### SOURCE MATERIAL
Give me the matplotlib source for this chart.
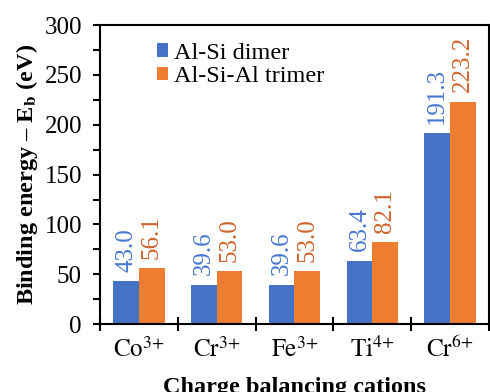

...

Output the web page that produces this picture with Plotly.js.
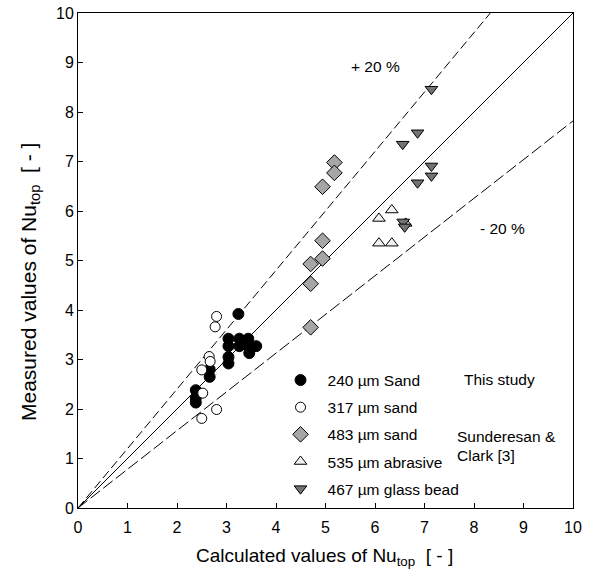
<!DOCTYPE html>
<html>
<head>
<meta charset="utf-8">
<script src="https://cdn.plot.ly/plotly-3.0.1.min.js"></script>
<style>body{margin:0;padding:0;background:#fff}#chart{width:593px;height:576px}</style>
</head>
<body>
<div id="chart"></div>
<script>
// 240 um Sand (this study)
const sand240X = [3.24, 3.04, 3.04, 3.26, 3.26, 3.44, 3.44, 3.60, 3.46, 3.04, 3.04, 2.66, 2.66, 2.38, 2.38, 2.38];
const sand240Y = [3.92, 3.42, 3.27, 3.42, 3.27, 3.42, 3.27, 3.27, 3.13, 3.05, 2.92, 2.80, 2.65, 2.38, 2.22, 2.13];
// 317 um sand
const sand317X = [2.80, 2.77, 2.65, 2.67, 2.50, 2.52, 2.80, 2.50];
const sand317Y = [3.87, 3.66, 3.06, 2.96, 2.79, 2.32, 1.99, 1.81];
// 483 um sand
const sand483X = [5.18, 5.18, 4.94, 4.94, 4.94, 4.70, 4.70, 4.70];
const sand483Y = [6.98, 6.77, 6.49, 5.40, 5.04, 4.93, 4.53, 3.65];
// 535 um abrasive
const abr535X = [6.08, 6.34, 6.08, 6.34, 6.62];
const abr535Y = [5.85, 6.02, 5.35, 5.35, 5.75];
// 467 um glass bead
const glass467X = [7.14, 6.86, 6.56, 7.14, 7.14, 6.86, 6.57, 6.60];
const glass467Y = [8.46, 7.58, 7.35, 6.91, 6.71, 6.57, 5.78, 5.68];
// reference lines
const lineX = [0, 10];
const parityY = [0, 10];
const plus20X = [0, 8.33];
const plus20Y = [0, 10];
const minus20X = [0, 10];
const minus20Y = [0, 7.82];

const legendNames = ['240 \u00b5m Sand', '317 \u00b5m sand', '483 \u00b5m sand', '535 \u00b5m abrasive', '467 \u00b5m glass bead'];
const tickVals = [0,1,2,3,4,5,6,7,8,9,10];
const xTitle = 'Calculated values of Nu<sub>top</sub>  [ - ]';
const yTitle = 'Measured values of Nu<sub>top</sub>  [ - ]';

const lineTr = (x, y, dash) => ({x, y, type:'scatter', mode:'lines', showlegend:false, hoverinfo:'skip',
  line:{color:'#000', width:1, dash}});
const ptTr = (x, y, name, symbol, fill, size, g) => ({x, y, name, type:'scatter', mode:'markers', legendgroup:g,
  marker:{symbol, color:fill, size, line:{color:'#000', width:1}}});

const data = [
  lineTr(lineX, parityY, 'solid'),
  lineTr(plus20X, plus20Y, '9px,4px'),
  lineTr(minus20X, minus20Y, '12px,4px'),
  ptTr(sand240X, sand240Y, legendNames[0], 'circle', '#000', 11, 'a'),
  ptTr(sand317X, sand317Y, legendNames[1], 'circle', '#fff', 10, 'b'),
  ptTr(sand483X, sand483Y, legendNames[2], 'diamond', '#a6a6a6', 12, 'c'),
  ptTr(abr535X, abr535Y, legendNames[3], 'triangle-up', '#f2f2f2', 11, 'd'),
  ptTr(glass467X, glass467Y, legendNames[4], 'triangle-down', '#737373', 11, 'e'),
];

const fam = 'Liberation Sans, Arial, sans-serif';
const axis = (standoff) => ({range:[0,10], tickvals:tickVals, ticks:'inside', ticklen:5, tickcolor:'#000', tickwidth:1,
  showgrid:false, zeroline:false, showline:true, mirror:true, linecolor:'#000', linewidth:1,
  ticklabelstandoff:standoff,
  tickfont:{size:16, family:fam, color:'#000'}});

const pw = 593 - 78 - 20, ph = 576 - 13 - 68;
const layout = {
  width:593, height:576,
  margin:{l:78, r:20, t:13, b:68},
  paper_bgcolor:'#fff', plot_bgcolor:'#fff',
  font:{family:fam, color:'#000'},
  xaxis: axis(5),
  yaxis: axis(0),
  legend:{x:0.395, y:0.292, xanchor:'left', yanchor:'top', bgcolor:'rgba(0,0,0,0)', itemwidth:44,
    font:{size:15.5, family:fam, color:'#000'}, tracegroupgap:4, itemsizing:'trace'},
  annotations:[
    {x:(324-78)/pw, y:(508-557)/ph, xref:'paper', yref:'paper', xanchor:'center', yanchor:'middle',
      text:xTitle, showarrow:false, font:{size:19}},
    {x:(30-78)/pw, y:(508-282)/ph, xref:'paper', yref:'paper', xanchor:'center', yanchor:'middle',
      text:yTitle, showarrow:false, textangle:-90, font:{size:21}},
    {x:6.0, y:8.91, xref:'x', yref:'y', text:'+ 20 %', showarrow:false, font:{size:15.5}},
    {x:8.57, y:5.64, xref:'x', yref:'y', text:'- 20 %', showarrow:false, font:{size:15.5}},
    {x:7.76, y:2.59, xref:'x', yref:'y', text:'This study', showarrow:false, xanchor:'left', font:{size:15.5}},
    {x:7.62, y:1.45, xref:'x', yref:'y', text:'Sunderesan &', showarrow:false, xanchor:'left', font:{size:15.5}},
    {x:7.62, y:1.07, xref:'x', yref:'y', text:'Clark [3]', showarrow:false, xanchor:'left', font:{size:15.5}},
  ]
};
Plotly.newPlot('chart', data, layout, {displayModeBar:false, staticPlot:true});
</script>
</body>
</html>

### GOAL OF THE EXERCISE
Show the lines of the records that include the string "chart".

### REPLY
Give me the matplotlib source for this chart.
<style>body{margin:0;padding:0;background:#fff}#chart{width:593px;height:576px}</style>
<div id="chart"></div>
Plotly.newPlot('chart', data, layout, {displayModeBar:false, staticPlot:true});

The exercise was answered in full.